The lines from the top of the material through the line with "import pandas as pd" are to be set down exactly. Leave the pictures out.

<<<<

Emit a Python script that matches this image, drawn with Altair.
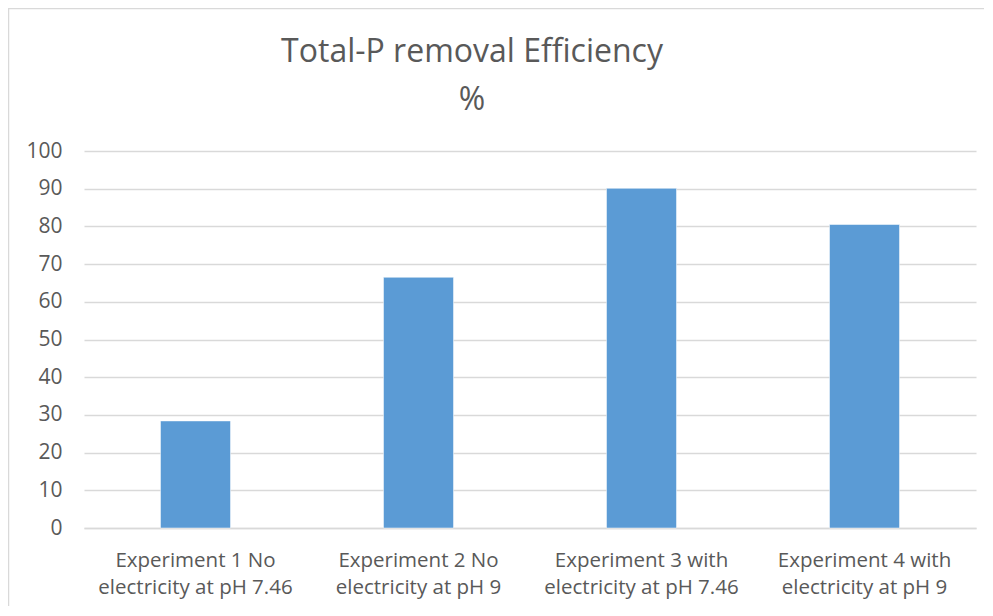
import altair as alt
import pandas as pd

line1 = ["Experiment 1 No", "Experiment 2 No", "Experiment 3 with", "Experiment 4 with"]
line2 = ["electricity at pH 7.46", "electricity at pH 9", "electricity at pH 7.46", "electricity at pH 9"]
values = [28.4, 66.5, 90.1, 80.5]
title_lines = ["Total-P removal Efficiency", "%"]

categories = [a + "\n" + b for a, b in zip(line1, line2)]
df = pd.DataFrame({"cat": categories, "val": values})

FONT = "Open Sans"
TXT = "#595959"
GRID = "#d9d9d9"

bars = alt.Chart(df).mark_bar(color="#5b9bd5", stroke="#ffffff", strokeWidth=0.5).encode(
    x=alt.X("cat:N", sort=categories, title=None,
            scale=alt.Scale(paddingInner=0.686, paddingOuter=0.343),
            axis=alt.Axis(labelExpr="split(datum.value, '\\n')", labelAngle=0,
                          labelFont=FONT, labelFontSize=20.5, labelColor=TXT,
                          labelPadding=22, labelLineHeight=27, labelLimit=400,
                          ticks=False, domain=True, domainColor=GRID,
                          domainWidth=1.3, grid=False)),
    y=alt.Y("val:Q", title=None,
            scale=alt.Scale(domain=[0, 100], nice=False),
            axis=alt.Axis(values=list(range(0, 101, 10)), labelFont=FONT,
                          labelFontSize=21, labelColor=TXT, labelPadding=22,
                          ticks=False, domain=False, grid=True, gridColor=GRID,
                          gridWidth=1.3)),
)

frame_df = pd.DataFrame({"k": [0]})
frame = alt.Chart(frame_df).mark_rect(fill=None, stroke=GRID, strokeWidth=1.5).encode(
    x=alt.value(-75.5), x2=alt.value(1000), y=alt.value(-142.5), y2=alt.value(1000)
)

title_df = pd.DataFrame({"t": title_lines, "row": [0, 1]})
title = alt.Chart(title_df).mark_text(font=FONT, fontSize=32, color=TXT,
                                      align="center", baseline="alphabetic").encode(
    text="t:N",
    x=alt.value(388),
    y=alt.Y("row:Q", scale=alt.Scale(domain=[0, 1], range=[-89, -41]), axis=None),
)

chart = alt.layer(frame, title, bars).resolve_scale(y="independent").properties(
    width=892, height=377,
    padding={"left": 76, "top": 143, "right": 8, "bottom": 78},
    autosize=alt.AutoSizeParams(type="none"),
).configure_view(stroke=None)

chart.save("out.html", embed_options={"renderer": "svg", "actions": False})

>>>>

OUTPUT FOR THIS EXERCISE:
Emit a Python script that matches this image, drawn with Altair.
import altair as alt
import pandas as pd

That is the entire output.